Alarm
Alarm
The "Alarm" module is used to centrally manage all types of alert events triggered in the system. By monitoring abnormal behaviors, resource status, or system failures in real time, the alarm can immediately trigger notifications to help O&M personnel quickly respond, locate, and handle issues, ensuring stable platform operation.
Resource Alert
To ensure system stability and controllable resource usage, basic alarm thresholds have been set for key resources such as CPU, memory, and disk.
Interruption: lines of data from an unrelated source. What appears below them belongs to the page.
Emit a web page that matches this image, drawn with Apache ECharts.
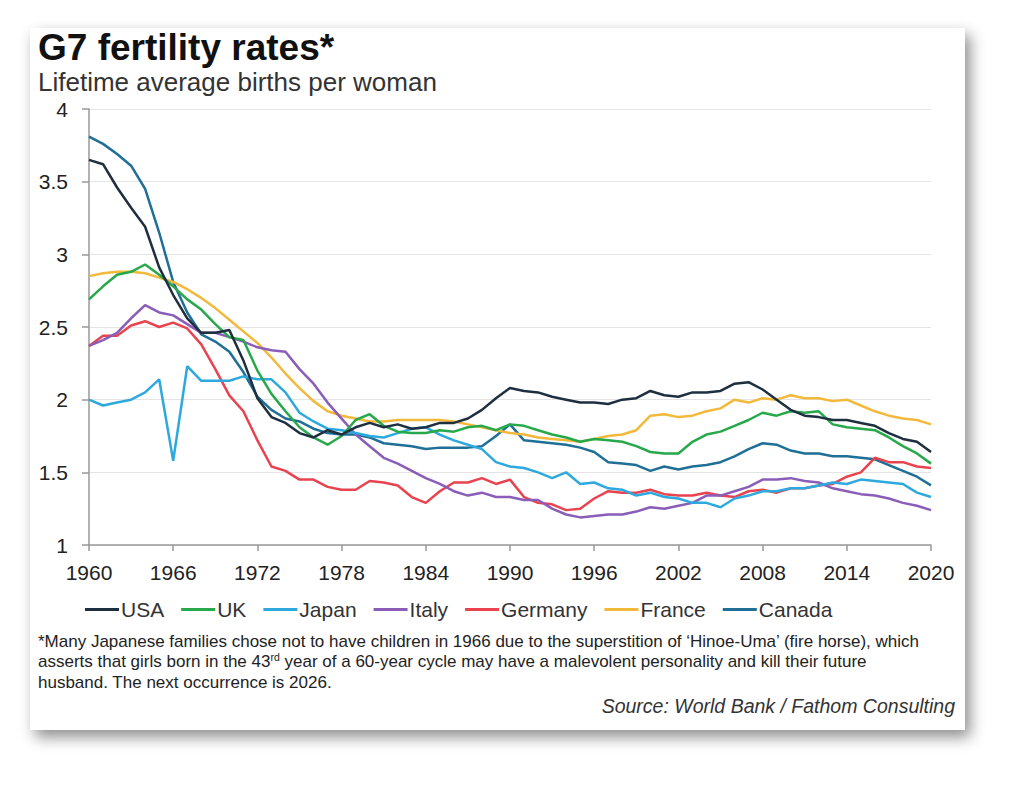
<!DOCTYPE html>
<html>
<head>
<meta charset="utf-8">
<script src="https://cdn.jsdelivr.net/npm/echarts@6/dist/echarts.min.js"></script>
<style>
  html, body { margin: 0; padding: 0; background: #fff; }
  #card {
    position: absolute; left: 30px; top: 28px; width: 935px; height: 702px;
    background: #fff;
    box-shadow: 5px 7px 14px rgba(0,0,0,0.45);
  }
</style>
</head>
<body>
<div id="card"></div>
<script>
// years on the x axis
var years = [];
for (var y = 1960; y <= 2020; y++) years.push(String(y));

var usa = [3.65,3.62,3.46,3.32,3.19,2.91,2.72,2.56,2.46,2.46,2.48,2.27,2.01,1.88,1.84,1.77,1.74,1.79,1.76,1.81,
  1.84,1.81,1.83,1.80,1.81,1.84,1.84,1.87,1.93,2.01,2.08,2.06,2.05,2.02,2.00,1.98,1.98,1.97,2.00,2.01,
  2.06,2.03,2.02,2.05,2.05,2.06,2.11,2.12,2.07,2.00,1.93,1.89,1.88,1.86,1.86,1.84,1.82,1.77,1.73,1.71,1.64];
var uk = [2.69,2.78,2.86,2.88,2.93,2.86,2.78,2.69,2.62,2.52,2.43,2.41,2.20,2.04,1.92,1.81,1.74,1.69,1.75,1.86,
  1.90,1.82,1.78,1.77,1.77,1.79,1.78,1.81,1.82,1.79,1.83,1.82,1.79,1.76,1.74,1.71,1.73,1.72,1.71,1.68,
  1.64,1.63,1.63,1.71,1.76,1.78,1.82,1.86,1.91,1.89,1.92,1.91,1.92,1.83,1.81,1.80,1.79,1.74,1.68,1.63,1.56];
var japan = [2.00,1.96,1.98,2.00,2.05,2.14,1.58,2.23,2.13,2.13,2.13,2.16,2.14,2.14,2.05,1.91,1.85,1.80,1.79,1.77,
  1.75,1.74,1.77,1.80,1.81,1.76,1.72,1.69,1.66,1.57,1.54,1.53,1.50,1.46,1.50,1.42,1.43,1.39,1.38,1.34,
  1.36,1.33,1.32,1.29,1.29,1.26,1.32,1.34,1.37,1.37,1.39,1.39,1.41,1.43,1.42,1.45,1.44,1.43,1.42,1.36,1.33];
var italy = [2.37,2.41,2.46,2.56,2.65,2.60,2.58,2.52,2.46,2.46,2.43,2.40,2.36,2.34,2.33,2.21,2.11,1.98,1.87,1.76,
  1.68,1.60,1.56,1.51,1.46,1.42,1.37,1.34,1.36,1.33,1.33,1.31,1.31,1.25,1.21,1.19,1.20,1.21,1.21,1.23,
  1.26,1.25,1.27,1.29,1.34,1.34,1.37,1.40,1.45,1.45,1.46,1.44,1.43,1.39,1.37,1.35,1.34,1.32,1.29,1.27,1.24];
var germany = [2.37,2.44,2.44,2.51,2.54,2.50,2.53,2.49,2.38,2.21,2.03,1.92,1.72,1.54,1.51,1.45,1.45,1.40,1.38,1.38,
  1.44,1.43,1.41,1.33,1.29,1.37,1.43,1.43,1.46,1.42,1.45,1.33,1.29,1.28,1.24,1.25,1.32,1.37,1.36,1.36,
  1.38,1.35,1.34,1.34,1.36,1.34,1.33,1.37,1.38,1.36,1.39,1.39,1.41,1.42,1.47,1.50,1.60,1.57,1.57,1.54,1.53];
var france = [2.85,2.87,2.88,2.88,2.87,2.84,2.81,2.76,2.70,2.63,2.55,2.47,2.39,2.29,2.18,2.08,1.99,1.92,1.89,1.87,
  1.85,1.85,1.86,1.86,1.86,1.86,1.85,1.83,1.81,1.79,1.77,1.76,1.74,1.73,1.72,1.71,1.73,1.75,1.76,1.79,
  1.89,1.90,1.88,1.89,1.92,1.94,2.00,1.98,2.01,2.00,2.03,2.01,2.01,1.99,2.00,1.96,1.92,1.89,1.87,1.86,1.83];
var canada = [3.81,3.76,3.69,3.61,3.45,3.15,2.81,2.60,2.45,2.40,2.33,2.19,2.02,1.93,1.87,1.85,1.80,1.77,1.76,1.76,
  1.74,1.70,1.69,1.68,1.66,1.67,1.67,1.67,1.68,1.75,1.83,1.72,1.71,1.70,1.69,1.67,1.64,1.57,1.56,1.55,
  1.51,1.54,1.52,1.54,1.55,1.57,1.61,1.66,1.70,1.69,1.65,1.63,1.63,1.61,1.61,1.60,1.59,1.55,1.51,1.47,1.41];

var names = ['USA', 'UK', 'Japan', 'Italy', 'Germany', 'France', 'Canada'];
var values = [usa, uk, japan, italy, germany, france, canada];
var colors = ['#1e2f40', '#27a84a', '#2ea9de', '#8a5db9', '#e8434f', '#f2b93b', '#1f6f96'];

var chart = echarts.init(document.getElementById('card'), null, { renderer: 'svg' });

var series = names.map(function (n, i) {
  return {
    name: n,
    type: 'line',
    data: values[i],
    symbol: 'none',
    lineStyle: { width: 2.5, color: colors[i] },
    itemStyle: { color: colors[i] },
    z: 10 - i
  };
});

var font = 'Liberation Sans, Arial, sans-serif';

var option = {
  animation: false,
  textStyle: { fontFamily: font },
  title: [
    {
      text: 'G7 fertility rates*',
      left: 8, top: 1, padding: 0,
      textStyle: { fontSize: 37, fontWeight: 'bold', color: '#111', fontFamily: font }
    },
    {
      text: 'Lifetime average births per woman',
      left: 8, top: 41, padding: 0,
      textStyle: { fontSize: 26, fontWeight: 'normal', color: '#333', fontFamily: font }
    },
    {
      text: '{n|*Many Japanese families chose not to have children in 1966 due to the superstition of \u2018Hinoe-Uma\u2019 (fire horse), which}\n' +
            '{n|asserts that girls born in the 43}{s|rd}{n| year of a 60-year cycle may have a malevolent personality and kill their future}\n' +
            '{n|husband. The next occurrence is 2026.}',
      left: 8, top: 603, padding: 0,
      textStyle: {
        fontWeight: 'normal',
        rich: {
          n: { fontSize: 17, fontWeight: 'normal', color: '#222', lineHeight: 20.5, fontFamily: font },
          s: { fontSize: 10.5, fontWeight: 'normal', color: '#222', lineHeight: 20.5, verticalAlign: 'top', padding: [0, 0, 6, 0], fontFamily: font }
        }
      }
    },
    {
      text: 'Source: World Bank / Fathom Consulting',
      right: 10, top: 668, padding: 0,
      textStyle: { fontSize: 19.5, fontStyle: 'italic', fontWeight: 'normal', color: '#333', fontFamily: font }
    }
  ],
  legend: {
    data: names,
    left: 50, top: 566,
    itemWidth: 34, itemHeight: 3, itemGap: 17,
    icon: 'rect',
    textStyle: { fontSize: 21, color: '#333', padding: [0, 0, 0, -3], fontFamily: font }
  },
  grid: { left: 59, right: 34, top: 81, bottom: 185, containLabel: false },
  xAxis: {
    type: 'category',
    data: years,
    boundaryGap: false,
    axisLine: { lineStyle: { color: '#999', width: 1.5 } },
    axisTick: { interval: 5, length: 6, lineStyle: { color: '#999', width: 1.5 } },
    axisLabel: { interval: 5, fontSize: 21, color: '#222', margin: 17, fontFamily: font },
    splitLine: { show: false }
  },
  yAxis: {
    type: 'value',
    min: 1, max: 4, interval: 0.5,
    axisLine: { show: true, lineStyle: { color: '#999', width: 1.5 } },
    axisTick: { show: true, length: 7, lineStyle: { color: '#999', width: 1.5 } },
    axisLabel: { fontSize: 21, color: '#222', margin: 21, fontFamily: font },
    splitLine: { lineStyle: { color: '#e4e4e4', width: 1.2 } }
  },
  series: series
};

chart.setOption(option);
</script>
</body>
</html>
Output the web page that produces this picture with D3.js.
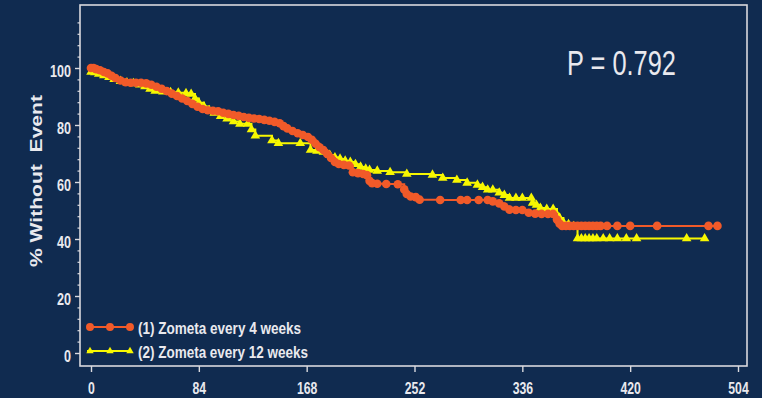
<!DOCTYPE html>
<html>
<head>
<meta charset="utf-8">
<script src="https://cdn.jsdelivr.net/npm/d3@7"></script>
<style>
  html, body { margin: 0; padding: 0; background: #102b50; }
  svg { display: block; }
  text { fill: #e9e9ee; font-family: "Liberation Sans Narrow", "Arial Narrow", "Liberation Sans", Arial, sans-serif; }
</style>
</head>
<body>
<svg id="chart" width="762" height="398"></svg>
<script>
// Axis ticks
const ticksX = [0, 84, 168, 252, 336, 420, 504];
const ticksY = [0, 20, 40, 60, 80, 100];

// Series labels
const seriesNames = ["(1) Zometa every 4 weeks", "(2) Zometa every 12 weeks"];
const pLabel = "P = 0.792";
const yTitle = "% Without  Event";

// (1) Zometa every 4 weeks: time (days) and % without event
const time1 = [0, 2, 4, 7, 10, 13, 16, 19, 23, 27, 31, 35, 39, 43, 47, 51, 55, 59, 63, 67,
  71, 75, 79, 83, 87, 91, 95, 99, 103, 107, 111, 115, 119, 123, 127, 131, 135, 139, 143, 147,
  150, 153, 157, 161, 165, 169, 172, 175, 178, 181, 184, 187, 190, 193, 197, 201, 204, 208, 212, 215,
  217, 219, 223, 230, 239, 244, 246, 249, 253, 256, 272, 288, 293, 302, 309, 313, 318, 322, 326, 331,
  336, 341, 346, 351, 356, 360, 363, 365, 367, 370, 373, 376, 379, 382, 385, 388, 391, 394, 397, 402,
  410, 420, 441, 481, 488];
const surv1 = [100, 100, 99.6, 99.2, 98.6, 98.1, 97.3, 96.5, 95.6, 95, 94.8, 94.8, 94.8, 94.6, 94.1, 93.4, 92.7, 91.9, 91, 90.2,
  89.3, 88.4, 87.4, 86.4, 85.6, 85.2, 85, 84.8, 84.3, 83.9, 83.5, 83.2, 82.8, 82.5, 82.3, 82.1, 81.8, 81.5, 81.1, 80.6,
  79.6, 78.8, 77.9, 77.1, 76.5, 75.8, 74.8, 73.4, 72.2, 71.2, 69.8, 68.4, 67, 66.3, 66, 65.8, 63.4, 63.1, 62.8, 62.4,
  60.4, 59.6, 59.4, 59.3, 59.2, 57.4, 55.8, 54.9, 54.7, 53.8, 53.7, 53.7, 53.7, 53.7, 53.7, 53.2, 52.5, 51.4, 50.3, 50.2,
  50.2, 49.2, 48.9, 48.8, 48.8, 48.8, 46.8, 45.4, 44.6, 44.6, 44.6, 44.6, 44.6, 44.6, 44.6, 44.6, 44.6, 44.6, 44.6, 44.6,
  44.6, 44.6, 44.6, 44.6, 44.6];

// (2) Zometa every 12 weeks: time (days) and % without event
const time2 = [0, 3, 6, 10, 14, 18, 23, 28, 33, 38, 42, 46, 50, 56, 62, 68, 74, 78, 81, 84,
  88, 92, 96, 101, 106, 111, 116, 122, 125, 128, 141, 146, 163, 171,
  176, 181, 186, 190, 194, 198, 202, 206, 210, 214, 217, 223, 233, 246, 266, 274,
  285, 293, 301, 305, 309, 313, 318, 322, 326, 331, 336, 343, 344, 347, 350, 355, 360, 363, 365, 368,
  372, 376, 379, 382, 385, 388, 391, 394, 399, 404, 410, 417, 425, 464, 478];
const surv2 = [98.6, 98.4, 97.9, 97.4, 96.8, 96.1, 95.4, 94.9, 94.6, 94.1, 93.5, 92.6, 91.9, 91.7, 91.5, 91.3, 91.1, 90.9, 89.3, 87.8,
  86.5, 85.2, 84.2, 83.1, 82.2, 81.2, 80.4, 80.4, 78.4, 76.2, 74.6, 73.6, 73.6, 71.2,
  70.9, 70.5, 69.5, 68.6, 68.1, 67.4, 67, 66.2, 65.3, 64.6, 64.2, 63.9, 63.4, 62.8, 62.5, 61.4,
  60.7, 59.7, 59, 58.2, 57.3, 57.3, 56.2, 55.4, 54.4, 54.4, 54.4, 54.4, 52.6, 51.9, 50.9, 50.5, 50.5, 48.5, 47.4, 45.8,
  45.2, 44.5, 40.2, 40.2, 40.2, 40.2, 40.2, 40.2, 40.2, 40.2, 40.2, 40.2, 40.2, 40.2, 40.2];

const colorOrange = "#f15a29";
const colorYellow = "#f7f700";
const frameColor = "#d9d9de";

const svg = d3.select("#chart");
const frame = { left: 80, top: 5, right: 747, bottom: 366 };

const x = d3.scaleLinear().domain([0, 504]).range([91, 738]);
const y = d3.scaleLinear().domain([0, 100]).range([353, 68]);

// Plot frame
svg.append("rect")
  .attr("x", frame.left).attr("y", frame.top)
  .attr("width", frame.right - frame.left).attr("height", frame.bottom - frame.top)
  .attr("fill", "none").attr("stroke", frameColor).attr("stroke-width", 1.6);

// Squeeze text horizontally to a target width per character
function fit(sel, perChar) {
  sel.each(function () {
    const t = d3.select(this);
    const n = t.text().length;
    if (n > 0) t.attr("textLength", n * perChar).attr("lengthAdjust", "spacingAndGlyphs");
  });
}

// X axis
const gx = svg.append("g").attr("transform", `translate(0,${frame.bottom})`)
  .call(d3.axisBottom(x).tickValues(ticksX).tickSize(6).tickPadding(11).tickFormat(d3.format("d")));
gx.select(".domain").remove();
gx.selectAll(".tick line").attr("stroke", frameColor).attr("stroke-width", 1.4);
gx.selectAll(".tick text").attr("font-size", 16).attr("font-weight", "bold").attr("fill", "#e9e9ee").call(fit, 6.8);

// Y axis: minor ticks every 4 units, majors every 20
const minorY = d3.range(0, 121, 4).filter(v => v % 20 !== 0);
const gyMinor = svg.append("g").attr("transform", `translate(${frame.left},0)`)
  .call(d3.axisLeft(y).tickValues(minorY).tickSize(2.5).tickFormat(""));
gyMinor.select(".domain").remove();
gyMinor.selectAll(".tick line").attr("stroke", frameColor).attr("stroke-width", 1.2);

const gy = svg.append("g").attr("transform", `translate(${frame.left},0)`)
  .call(d3.axisLeft(y).tickValues(ticksY).tickSize(5).tickPadding(4).tickFormat(d3.format("d")));
gy.select(".domain").remove();
gy.selectAll(".tick line").attr("stroke", frameColor).attr("stroke-width", 1.4);
gy.selectAll(".tick text").attr("font-size", 16).attr("font-weight", "bold").attr("fill", "#e9e9ee")
  .attr("dy", "0.55em").call(fit, 7);

// Y axis title (double space kept)
svg.append("text")
  .attr("transform", "translate(42,181) rotate(-90)")
  .attr("text-anchor", "middle")
  .attr("xml:space", "preserve")
  .style("white-space", "pre")
  .attr("font-family", "'Liberation Sans', Arial, sans-serif")
  .attr("font-size", 17).attr("font-weight", "bold")
  .attr("textLength", 172).attr("lengthAdjust", "spacingAndGlyphs")
  .text(yTitle);

// P value
svg.append("text")
  .attr("x", 567).attr("y", 75)
  .attr("font-size", 35)
  .attr("textLength", 109).attr("lengthAdjust", "spacingAndGlyphs")
  .text(pLabel);

// Survival curves (12-week arm underneath, 4-week arm on top)
const series = [
  { name: seriesNames[1], t: time2, s: surv2, color: colorYellow, symbol: d3.symbolTriangle, size: 40 },
  { name: seriesNames[0], t: time1, s: surv1, color: colorOrange, symbol: d3.symbolCircle, size: 58 }
];

const line = d3.line().curve(d3.curveStepAfter).x(d => x(d[0])).y(d => y(d[1]));

series.forEach(sr => {
  const pts = sr.t.map((t, i) => [t, sr.s[i]]);
  svg.append("path").datum(pts)
    .attr("d", line).attr("fill", "none")
    .attr("stroke", sr.color).attr("stroke-width", 2);
  svg.append("g").selectAll("path").data(pts).join("path")
    .attr("transform", d => `translate(${x(d[0])},${y(d[1])})`)
    .attr("d", d3.symbol().type(sr.symbol).size(sr.size))
    .attr("fill", sr.color);
});

// Legend
const legend = [
  { name: seriesNames[0], color: colorOrange, symbol: d3.symbolCircle, size: 50, yPos: 327, len: 163 },
  { name: seriesNames[1], color: colorYellow, symbol: d3.symbolTriangle, size: 24, yPos: 351, len: 170 }
];
legend.forEach(l => {
  const g = svg.append("g").attr("transform", `translate(0,${l.yPos})`);
  g.append("line").attr("x1", 87).attr("x2", 130).attr("stroke", l.color).attr("stroke-width", 2);
  g.selectAll("path").data([90, 110, 130]).join("path")
    .attr("transform", d => `translate(${d},0)`)
    .attr("d", d3.symbol().type(l.symbol).size(l.size))
    .attr("fill", l.color);
  g.append("text").attr("x", 138).attr("y", 7)
    .attr("font-size", 16).attr("font-weight", "bold")
    .attr("textLength", l.len).attr("lengthAdjust", "spacingAndGlyphs")
    .text(l.name);
});
</script>
</body>
</html>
When resource usage exceeds the preset warning value, the system will automatically trigger an alarm notification, allowing O&M personnel to respond and handle it in time to avoid resource bottlenecks affecting business operations.
Resource Type | Alarm Metric | Alarm Rule | Alarm Level | Note |
---|---|---|---|---|
Host | CPU Usage | ≥ 80%, sustained for 5 min | Critical | |
Host | Memory Usage Percentage | ≥ 80%, sustained for 5 min | Critical | |
Host | Root Disk Usage Percentage | ≥ 80%, sustained for 5 min | Critical | |
Host | Number of Unhealthy Containers | ≥ 1, sustained for 5 min | Critical | |
RabbitMQ | Queue Message Count | ≥ 10, sustained for 5 min | Critical |
Resource Alert
Configuration Example: CPU Resource Alarm
- Click in sequence: Monitor and Alarm -- Alarm -- Resource Alert -- Create Alert

- Fill in the corresponding level name as needed, and clarify the monitoring scope according to the table above

Event Alert
To ensure the security and observability of system operations, event monitoring strategies have been set for key operational behaviors and abnormal states of DR hosts. When events such as host disconnection, sync failure, or startup exception are detected, the system will automatically record and trigger alarm notifications to help O&M personnel quickly locate and handle issues, reducing the impact of potential risks on business. Some monitorable events are as follows.
Monitored Resource | Event Type | Event Result | Alarm Level | Note |
---|---|---|---|---|
Event | Host Disconnected | Success | Critical | |
Event | Sync Host | Failure | Critical | |
Event | Boot Host | Failure | Critical |
Event Alert
Configuration Example: Sync Data Failure Alarm
- Click in sequence: Monitor and Alarm -- Alarm -- Event Alert -- Create Alert

- Select and fill in the corresponding monitored event type as needed

- Specify the event result type

Action
Enable
Click the "Enable" button to activate a disabled alarm.

Disable
Click the "Disable" button to disable an enabled alarm.

Remove
Click the "Remove" button to delete the alarm.

Modify
After selecting the alarm to operate in the list, click "Modify" to edit part of the authentication information.